What’s been happening in Wisconsin has gone far beyond the control or even initiation of organized labor, and one consequence is this constant talk of boycotts that unions never started and often spend hours knocking down.
Fury over Walker’s proposals has long moved beyond curtailing the rights of public workers. It has spread beyond unions, public and private, and now encompasses a lot of citizens who never thought twice about unions or politics. If that weren’t true, the Republican objects of recalls would not be so anxious and backpedaling on Walker proposals they long knew about – and the GOP wouldn’t be rushing to pass Walker’s bills before they lose control of the legislature. Ironically, this has heightened the right wing attack on the AFL-CIO, since they’d like to pretend it’s only unions that are upset.
But actually, unions are about jobs and negotiations, which is why they can remain calm and focused in marches and rallies. Its leadership knows the difference between words and sticks and stones.
If you want to see this clearly, look at Georgia Pacific. It is owned by the Koch brothers, notorious in hatred of unions and funding Tea Party and untraceable campaign finance networks. But the Kochs love making money so they need a good workforce, in this case the steelworkers they inherited. Unions will expose the Koch rhetoric and hypocrisy, but “in America, people are free to be stupid,” chuckled Phil Neuenfeldt, president of the state AFL-CIO.
In late April, when the state AFL-CIO quite publicly pulled its money out of M&I bank, one journalist told me that, despite denials, “The court of public opinion sees this as nothing other than a boycott.”
He’d better not say that out loud around the Journal Sentinel newsroom. It would destroy the operators of PolitiFacts, who spend much of their time digging out obscure charges few have heard of but probably accept as true …. especially when publicized by JS. Those journalists spend a great deal of time declaring such views “False” or “Barely True” – in other words, spitting on that “court of public opinion” they help create. So give us a few paragraphs to demonstrate the falsity of so-called “union boycotts.”

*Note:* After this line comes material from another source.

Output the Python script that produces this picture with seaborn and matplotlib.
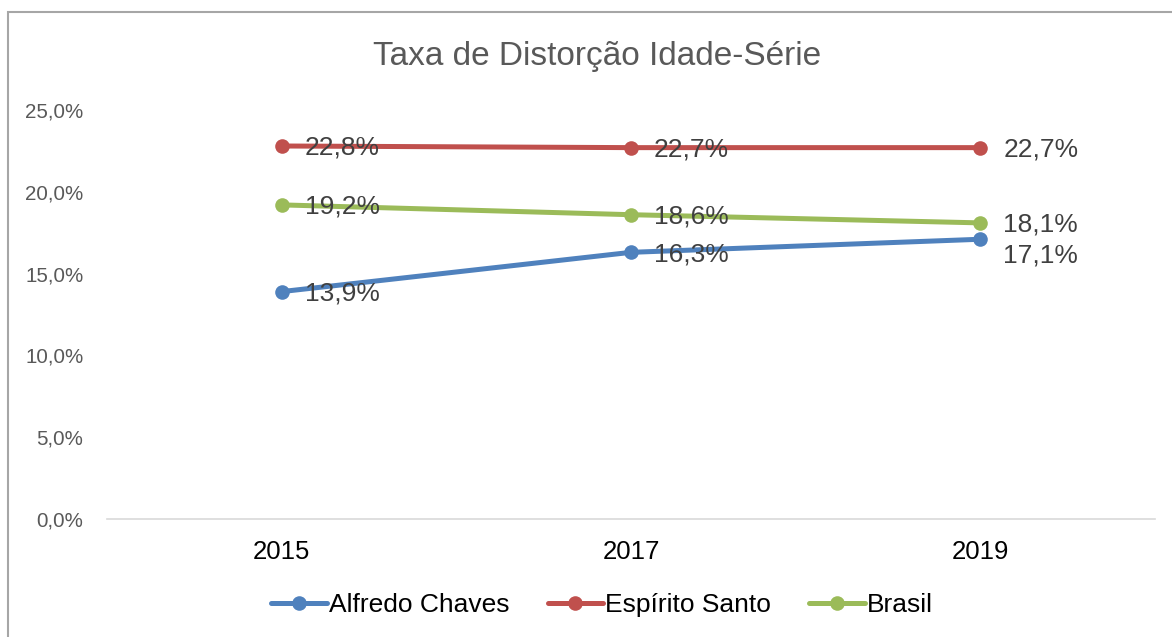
import matplotlib
matplotlib.use("Agg")
import matplotlib.pyplot as plt
import matplotlib.patches as mpatches
from matplotlib.ticker import FuncFormatter
import pandas as pd
import seaborn as sns

# Dados
anos = ["2015", "2017", "2019"]
alfredo_chaves = [0.139, 0.163, 0.171]
espirito_santo = [0.228, 0.227, 0.227]
brasil = [0.192, 0.186, 0.181]

series = {
    "Alfredo Chaves": alfredo_chaves,
    "Espírito Santo": espirito_santo,
    "Brasil": brasil,
}
cores = {"Alfredo Chaves": "#4F81BD", "Espírito Santo": "#C0504D", "Brasil": "#9BBB59"}

df = pd.DataFrame([
    {"Ano": a, "Taxa": v, "Local": nome}
    for nome, vals in series.items()
    for a, v in zip(anos, vals)
])

sns.set_theme(style="white")
plt.rcParams["font.family"] = ["Liberation Sans", "DejaVu Sans"]

fig = plt.figure(figsize=(11.72, 6.37), dpi=100)
ax = fig.add_axes([107 / 1172, 1 - 519 / 637, 1048 / 1172, (519 - 110) / 637])

sns.lineplot(data=df, x="Ano", y="Taxa", hue="Local", palette=cores,
             marker="o", markersize=10.5, markeredgewidth=0, linewidth=3.6,
             ax=ax, legend=False, sort=False)

# rótulos de dados (deslocamento vertical em pixels, estilo Excel)
desloc_y = {("Alfredo Chaves", "2019"): -16}
for nome, vals in series.items():
    for i, (a, v) in enumerate(zip(anos, vals)):
        dy = desloc_y.get((nome, a), -2)
        ax.annotate(f"{v * 100:.1f}%".replace(".", ","), (i, v),
                    xytext=(16.5, dy * 0.72), textcoords="offset points",
                    ha="left", va="center", fontsize=19, color="#404040")

ax.set_xlim(-0.5, 2.5)
ax.set_ylim(0, 0.25)
ax.set_yticks([0, 0.05, 0.10, 0.15, 0.20, 0.25])
ax.yaxis.set_major_formatter(FuncFormatter(lambda v, p: f"{v * 100:.1f}%".replace(".", ",")))
ax.set_xlabel("")
ax.set_ylabel("")
for s in ["top", "right", "left"]:
    ax.spines[s].set_visible(False)
ax.spines["bottom"].set_color("#D9D9D9")
ax.spines["bottom"].set_linewidth(1.2)
ax.tick_params(axis="y", length=0, pad=17, labelsize=14.8, labelcolor="#595959")
ax.tick_params(axis="x", length=0, pad=15, labelsize=18.5, labelcolor="#000000")
ax.grid(False)

fig.text(597 / 1172, 1 - 57 / 637, "Taxa de Distorção Idade-Série",
         ha="center", va="center", fontsize=24, color="#595959")

handles = [plt.Line2D([], [], color=cores[n], linewidth=3.6, marker="o",
                      markersize=10.5, markeredgewidth=0) for n in series]
fig.legend(handles, list(series.keys()), loc="center", ncol=3, frameon=False,
           bbox_to_anchor=(602 / 1172, 1 - 605 / 637), fontsize=19, handlelength=2.1,
           handletextpad=0.08, columnspacing=1.45, labelcolor="#000000")

# moldura do gráfico
fig.patches.append(mpatches.Rectangle((8 / 1172, -0.1), 1.2, 1.1 - 12 / 637,
                                      transform=fig.transFigure, fill=False,
                                      edgecolor="#A6A6A6", linewidth=1.5))

fig.savefig("out.png", dpi=100)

Let’s start with the busiest complaint on blogs by right-wing hacks. They didn’t criticize corporations for pasting anti-union slogans on gas pumps, but they claim unions are behind the illegal campaign to plaster anti-Walker slogans on products in supermarkets. I can’t find a place that happened; it apparently mainly targeted a sausage company and cheese company whose owners had given heavily to Walker.
But it was never a union idea – just more people upset by slash-and-burn emanating from Madison, or acting out a fantasy on the Internet. It sure kept unions busy telling overwrought members to stay away from stuff like this – and reminding them to still enjoy brats but look as they always should for the union-made ones.
Another warning to stay away – as any sort of union representative – involved those online boycott lists reflecting anger at Walker policies on Facebook and elsewhere. The call was to boycott companies that gave money to Walker’s camp. Lists were provided based on database culling.
Unions were kept quite busy warning journalists and their own members away from such ideas because such lists were scatterguns. Many companies actually give money to both parties,. Several companies on those lists actually employ unions. Others actually support union causes, and while several companies do have disgustingly anti-union policies, it is always behavior, not opinion, that prompts boycotts. Yet Neuenfeldt’s reminder that these weren’t union ideas brought criticism not just from the right but from some on the left who suggested unions should “attack" businesses that fed Walker.
There was one case where unions were understandably slow to speak up, because it started out looking quite sensible and there was considerable confusion for a few days before it became clear it was the work of “overzealous members” as one AFSMCE state official told me. What happened in a part of the state was an AFSCME field representative used his letterhead to urge area companies to put up signs indicating support of “worker rights.”
Not much wrong in that, just an expression of belief in bargaining – except the letter went further. It suggested that “neutral meant no,” that not putting up a sign of support would be regarded as a sign of opposition.
And that was over the top even if understandable. A company could have a lot of reasons not to put up a sign and shouldn’t be regarded as an enemy because of an empty window. When told what happened, the AFCME council leadership stepped in, as did Neuenfeldt in a broader statement, and made it clear to journalists and to members that this was never proposed, encouraged or endorsed by any union.
Not so the M&I bank action. It was very specific, a union protest, and it came after individuals and other unions had also pulled their money out of the bank in a public manner as a blunt statement.
But no doors were barred, no employees who gave to a political party of their choice were targeted and no union member was told to switch banks. This was specifically a clever and effective advertisement of disgust, not much different than what newspaper columnists do – or what newspaper advertisers do when they pull ads in public disagreement with editorial policy.
Stephanie Bloomingdale, secretary-treasurer of the state AFL-CIO, spelled it out in a letter to M&I when she and a contingent of supporters yanked the federation’s $105,000 in funds from the bank.
Taxpayers had bailed out M&I with $1.7 billion in TARP funds not fully reimbursed as promised. Now the company said it would pay back the funds but only after completing sale of the bank to a Montreal firm. Even first-year journalists can look at the record of what happens when ownership moves to another country -- - local jobs diminish over time for obvious reasons.
And, as Bloomingdale pointed out, the TARP rules says executives shouldn’t profit until they pay the taxpayers back, yet M&I is using foreign ownership to reward CEO Mark Furlong and top executives.
"While we sacrifice and work hard to rebuild our state’s economy, you’ve set yourself up for a $24 million personal payday after the bank’s sale is completed. A $24 million payday that you bent the rules to get,” wrote Bloomingdale.
“M&I does not deserve the trust of Wisconsin’s working families.”
If a clear message equals a boycott, somebody had better tell Webster’s.